Development remains dominated by financial incentives that privilege the privileged. As the DC Fiscal Policy Institute reported, the District provided $300 million in subsidies for the Southwest Waterfront development, marketed as the Wharf. Another $82 million in subsidies were offered for Union Market. But the subsidies for these playgrounds may be dwarfed by what is being offered to lure Amazon to open its second headquarters in the District. Unfortunately, key details of that proposal are not publicly available. (Amazon Founder and Chief Executive Jeffrey P. Bezos owns The Post.)
Different outcomes require different choices. There is no shortage of ideas. The District could decide to implement a far more effective inclusionary zoning law than is in place, pressure the federal government to provide more housing choice voucher certificates for urban and suburban communities, encourage legally enforceable community benefits agreements, invest in limited equity co-ops and housing and commercial land trusts for longtime residents, encourage lenders to make more shared equity mortgage loans, and enforce stronger local hiring preferences and ensure living wages in local development projects. Perhaps most important would be ensuring that neighborhood residents affected by community development initiatives are engaged at all stages.
The District has some of the more progressive resident and tenant protection laws in the country. Its rent control provisions, the Tenant Opportunity to Purchase Act, the District Opportunity to Purchase Act and more reflect successful organizing efforts of the past to preserve affordable housing units. But more is required, and the outlines of at least some of the future organizing objectives are clear.

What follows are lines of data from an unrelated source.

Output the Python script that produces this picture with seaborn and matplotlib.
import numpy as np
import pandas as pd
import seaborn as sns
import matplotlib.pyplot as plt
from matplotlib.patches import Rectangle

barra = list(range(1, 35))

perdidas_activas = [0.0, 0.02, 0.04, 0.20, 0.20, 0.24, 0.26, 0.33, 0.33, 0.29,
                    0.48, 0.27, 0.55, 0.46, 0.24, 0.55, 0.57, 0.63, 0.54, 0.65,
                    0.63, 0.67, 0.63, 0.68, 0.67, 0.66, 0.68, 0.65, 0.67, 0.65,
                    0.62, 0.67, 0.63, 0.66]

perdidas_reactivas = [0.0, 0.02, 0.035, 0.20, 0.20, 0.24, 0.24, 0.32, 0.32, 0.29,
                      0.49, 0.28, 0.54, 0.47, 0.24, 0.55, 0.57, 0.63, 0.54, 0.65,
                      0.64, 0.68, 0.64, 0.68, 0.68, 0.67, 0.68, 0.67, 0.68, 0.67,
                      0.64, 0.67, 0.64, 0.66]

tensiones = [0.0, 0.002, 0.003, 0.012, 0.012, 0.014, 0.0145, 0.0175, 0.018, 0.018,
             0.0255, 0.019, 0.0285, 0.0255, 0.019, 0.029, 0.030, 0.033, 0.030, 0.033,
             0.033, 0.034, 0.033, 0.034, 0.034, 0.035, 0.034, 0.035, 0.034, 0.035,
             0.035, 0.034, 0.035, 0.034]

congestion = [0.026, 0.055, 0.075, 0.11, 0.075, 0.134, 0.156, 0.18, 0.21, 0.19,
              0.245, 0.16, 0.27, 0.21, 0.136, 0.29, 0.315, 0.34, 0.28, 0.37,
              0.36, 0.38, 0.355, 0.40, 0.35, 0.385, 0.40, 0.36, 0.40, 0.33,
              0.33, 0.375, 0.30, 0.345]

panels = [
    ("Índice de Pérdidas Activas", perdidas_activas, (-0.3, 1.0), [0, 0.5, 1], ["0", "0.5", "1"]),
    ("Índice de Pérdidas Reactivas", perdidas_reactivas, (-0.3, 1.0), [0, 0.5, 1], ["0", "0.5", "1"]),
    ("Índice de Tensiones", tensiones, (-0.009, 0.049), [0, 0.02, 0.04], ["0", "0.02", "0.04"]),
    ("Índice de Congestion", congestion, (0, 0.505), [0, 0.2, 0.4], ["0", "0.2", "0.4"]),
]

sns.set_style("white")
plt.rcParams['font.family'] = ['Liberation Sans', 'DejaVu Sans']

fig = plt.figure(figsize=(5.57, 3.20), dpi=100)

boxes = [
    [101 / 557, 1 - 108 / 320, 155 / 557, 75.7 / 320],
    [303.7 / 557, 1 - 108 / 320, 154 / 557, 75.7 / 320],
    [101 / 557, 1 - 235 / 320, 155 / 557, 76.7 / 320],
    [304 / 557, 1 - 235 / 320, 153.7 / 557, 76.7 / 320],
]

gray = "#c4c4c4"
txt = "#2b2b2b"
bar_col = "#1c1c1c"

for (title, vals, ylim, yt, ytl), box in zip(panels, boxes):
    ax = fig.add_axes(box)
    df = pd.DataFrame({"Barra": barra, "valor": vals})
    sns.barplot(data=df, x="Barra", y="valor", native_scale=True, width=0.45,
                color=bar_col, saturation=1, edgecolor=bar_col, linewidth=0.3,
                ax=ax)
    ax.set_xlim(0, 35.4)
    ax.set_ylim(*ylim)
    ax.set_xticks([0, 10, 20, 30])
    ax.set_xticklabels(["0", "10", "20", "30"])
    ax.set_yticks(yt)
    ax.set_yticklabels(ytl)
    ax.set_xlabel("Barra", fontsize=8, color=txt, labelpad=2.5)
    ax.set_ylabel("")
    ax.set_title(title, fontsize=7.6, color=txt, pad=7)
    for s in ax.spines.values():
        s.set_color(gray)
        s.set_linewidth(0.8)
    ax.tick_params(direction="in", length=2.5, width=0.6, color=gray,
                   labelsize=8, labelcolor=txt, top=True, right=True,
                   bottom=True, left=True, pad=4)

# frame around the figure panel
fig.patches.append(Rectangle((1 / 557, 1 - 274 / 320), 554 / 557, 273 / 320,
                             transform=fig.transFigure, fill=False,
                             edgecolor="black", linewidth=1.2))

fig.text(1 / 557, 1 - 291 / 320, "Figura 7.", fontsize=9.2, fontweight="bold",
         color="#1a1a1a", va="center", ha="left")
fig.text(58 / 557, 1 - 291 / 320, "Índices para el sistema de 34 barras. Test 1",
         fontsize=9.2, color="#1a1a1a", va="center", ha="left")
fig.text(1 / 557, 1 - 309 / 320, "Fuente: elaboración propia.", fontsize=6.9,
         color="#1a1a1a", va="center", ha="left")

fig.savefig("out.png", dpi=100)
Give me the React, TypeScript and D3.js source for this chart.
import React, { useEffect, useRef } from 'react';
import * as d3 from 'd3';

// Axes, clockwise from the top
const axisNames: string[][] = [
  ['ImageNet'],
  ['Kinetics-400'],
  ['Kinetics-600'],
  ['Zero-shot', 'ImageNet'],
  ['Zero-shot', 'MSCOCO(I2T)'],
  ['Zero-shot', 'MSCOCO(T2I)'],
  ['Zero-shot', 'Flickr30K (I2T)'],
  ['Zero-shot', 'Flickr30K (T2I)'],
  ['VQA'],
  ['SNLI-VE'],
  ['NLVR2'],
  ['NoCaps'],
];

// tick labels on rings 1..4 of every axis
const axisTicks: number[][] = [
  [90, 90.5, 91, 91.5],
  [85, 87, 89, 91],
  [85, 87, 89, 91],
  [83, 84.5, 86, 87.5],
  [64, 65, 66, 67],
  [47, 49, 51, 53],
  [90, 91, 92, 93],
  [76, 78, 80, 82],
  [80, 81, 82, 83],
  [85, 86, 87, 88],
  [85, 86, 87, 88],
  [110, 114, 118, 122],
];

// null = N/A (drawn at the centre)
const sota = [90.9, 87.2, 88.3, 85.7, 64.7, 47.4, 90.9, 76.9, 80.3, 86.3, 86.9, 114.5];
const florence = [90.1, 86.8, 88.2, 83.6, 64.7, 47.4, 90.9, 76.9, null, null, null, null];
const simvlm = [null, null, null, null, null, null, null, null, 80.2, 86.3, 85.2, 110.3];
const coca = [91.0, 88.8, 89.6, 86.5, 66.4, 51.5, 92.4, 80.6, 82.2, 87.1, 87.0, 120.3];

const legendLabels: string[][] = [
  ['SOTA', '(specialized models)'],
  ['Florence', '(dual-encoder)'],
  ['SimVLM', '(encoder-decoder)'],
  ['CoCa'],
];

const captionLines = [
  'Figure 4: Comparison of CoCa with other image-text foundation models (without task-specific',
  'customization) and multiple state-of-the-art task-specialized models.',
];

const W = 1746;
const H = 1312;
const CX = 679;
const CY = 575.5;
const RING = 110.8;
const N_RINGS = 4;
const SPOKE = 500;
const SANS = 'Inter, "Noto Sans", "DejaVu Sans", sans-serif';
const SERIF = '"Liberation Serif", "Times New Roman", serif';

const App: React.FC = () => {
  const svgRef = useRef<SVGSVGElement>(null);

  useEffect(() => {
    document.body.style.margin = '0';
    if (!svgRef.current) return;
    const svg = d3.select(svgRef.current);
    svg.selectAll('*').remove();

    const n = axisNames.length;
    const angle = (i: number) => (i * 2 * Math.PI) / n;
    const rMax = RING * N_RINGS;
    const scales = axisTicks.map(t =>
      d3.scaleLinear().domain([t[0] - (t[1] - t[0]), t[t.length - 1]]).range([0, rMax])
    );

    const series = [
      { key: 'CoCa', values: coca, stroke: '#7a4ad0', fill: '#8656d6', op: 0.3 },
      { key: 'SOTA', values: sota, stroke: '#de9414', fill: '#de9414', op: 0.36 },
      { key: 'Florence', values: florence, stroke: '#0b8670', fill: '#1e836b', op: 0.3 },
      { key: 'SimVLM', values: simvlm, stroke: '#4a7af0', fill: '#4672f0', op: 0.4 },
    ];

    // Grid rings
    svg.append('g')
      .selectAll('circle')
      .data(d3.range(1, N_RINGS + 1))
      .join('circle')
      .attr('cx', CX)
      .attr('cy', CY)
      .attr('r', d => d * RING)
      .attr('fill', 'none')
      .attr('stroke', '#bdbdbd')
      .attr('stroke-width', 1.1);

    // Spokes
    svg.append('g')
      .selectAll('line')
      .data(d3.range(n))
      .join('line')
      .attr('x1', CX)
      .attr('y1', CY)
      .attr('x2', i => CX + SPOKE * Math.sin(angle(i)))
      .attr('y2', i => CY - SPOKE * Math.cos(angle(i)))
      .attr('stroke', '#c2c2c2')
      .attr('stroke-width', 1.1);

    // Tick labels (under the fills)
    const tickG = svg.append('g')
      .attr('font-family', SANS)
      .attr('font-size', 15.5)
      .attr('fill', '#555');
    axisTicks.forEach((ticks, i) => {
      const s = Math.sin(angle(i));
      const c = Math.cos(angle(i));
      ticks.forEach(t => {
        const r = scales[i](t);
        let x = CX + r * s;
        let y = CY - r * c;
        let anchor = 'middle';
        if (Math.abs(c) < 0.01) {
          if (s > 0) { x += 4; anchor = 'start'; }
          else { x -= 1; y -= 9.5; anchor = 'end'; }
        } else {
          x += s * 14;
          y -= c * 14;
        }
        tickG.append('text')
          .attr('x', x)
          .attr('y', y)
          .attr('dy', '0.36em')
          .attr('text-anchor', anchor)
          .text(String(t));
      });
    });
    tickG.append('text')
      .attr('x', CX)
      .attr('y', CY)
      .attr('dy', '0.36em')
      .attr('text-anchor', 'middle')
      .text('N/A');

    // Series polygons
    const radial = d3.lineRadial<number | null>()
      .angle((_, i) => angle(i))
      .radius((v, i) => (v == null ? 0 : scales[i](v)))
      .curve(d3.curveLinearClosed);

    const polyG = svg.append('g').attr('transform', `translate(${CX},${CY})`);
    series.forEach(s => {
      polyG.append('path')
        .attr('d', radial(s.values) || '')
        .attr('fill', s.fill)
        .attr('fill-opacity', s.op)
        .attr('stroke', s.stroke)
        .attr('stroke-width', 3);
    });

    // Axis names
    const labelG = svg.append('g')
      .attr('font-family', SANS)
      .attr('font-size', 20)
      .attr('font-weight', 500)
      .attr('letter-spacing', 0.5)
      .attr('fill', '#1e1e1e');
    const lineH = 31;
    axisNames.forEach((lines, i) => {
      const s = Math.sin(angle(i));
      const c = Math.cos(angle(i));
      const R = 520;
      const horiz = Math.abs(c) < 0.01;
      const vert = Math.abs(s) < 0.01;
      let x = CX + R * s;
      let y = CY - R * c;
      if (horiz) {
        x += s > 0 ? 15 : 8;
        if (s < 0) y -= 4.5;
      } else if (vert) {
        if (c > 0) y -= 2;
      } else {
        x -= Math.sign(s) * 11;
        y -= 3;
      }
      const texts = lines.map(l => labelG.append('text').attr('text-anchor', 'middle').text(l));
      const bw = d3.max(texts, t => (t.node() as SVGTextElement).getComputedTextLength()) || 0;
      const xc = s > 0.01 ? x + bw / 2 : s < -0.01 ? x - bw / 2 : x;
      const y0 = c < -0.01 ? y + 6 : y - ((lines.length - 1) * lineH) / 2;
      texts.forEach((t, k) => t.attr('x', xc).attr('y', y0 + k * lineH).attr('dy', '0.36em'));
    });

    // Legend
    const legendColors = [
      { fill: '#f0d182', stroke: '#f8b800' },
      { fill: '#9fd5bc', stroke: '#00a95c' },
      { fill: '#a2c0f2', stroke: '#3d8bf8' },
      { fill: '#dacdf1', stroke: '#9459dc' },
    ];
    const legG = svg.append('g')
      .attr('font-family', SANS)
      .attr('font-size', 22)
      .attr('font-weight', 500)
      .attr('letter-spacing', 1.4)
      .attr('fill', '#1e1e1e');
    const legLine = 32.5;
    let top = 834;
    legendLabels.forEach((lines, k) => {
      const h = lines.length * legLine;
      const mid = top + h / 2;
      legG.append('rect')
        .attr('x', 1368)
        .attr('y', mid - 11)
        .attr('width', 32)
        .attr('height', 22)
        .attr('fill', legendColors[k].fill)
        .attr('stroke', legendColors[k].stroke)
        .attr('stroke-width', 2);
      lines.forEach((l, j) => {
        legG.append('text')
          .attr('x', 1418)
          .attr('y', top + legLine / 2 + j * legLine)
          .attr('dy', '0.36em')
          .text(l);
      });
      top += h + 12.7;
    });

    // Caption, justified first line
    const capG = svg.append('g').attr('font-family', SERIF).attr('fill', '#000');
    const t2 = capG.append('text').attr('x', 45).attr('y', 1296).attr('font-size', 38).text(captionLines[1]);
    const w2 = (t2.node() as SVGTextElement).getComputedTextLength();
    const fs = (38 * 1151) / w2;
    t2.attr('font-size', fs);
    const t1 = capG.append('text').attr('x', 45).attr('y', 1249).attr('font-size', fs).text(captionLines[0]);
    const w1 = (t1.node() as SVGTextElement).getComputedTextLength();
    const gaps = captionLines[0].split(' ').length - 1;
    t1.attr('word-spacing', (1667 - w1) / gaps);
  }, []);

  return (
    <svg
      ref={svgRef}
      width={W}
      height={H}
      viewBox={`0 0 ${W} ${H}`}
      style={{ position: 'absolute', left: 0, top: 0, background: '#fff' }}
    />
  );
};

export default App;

Segregation, poverty, and the policies that give rise to these outcomes have long been contentious. Uneven development is not the result of inevitable or natural events or the outcome of free market forces. Resolution of the Barry Farm disputes will be no exception. Competing perspectives and interests and the decisions that follow will determine the outcome for this project and for future projects.
One conclusion is fairly certain. As is often stated, if you are not at the table, you are likely to be on the menu.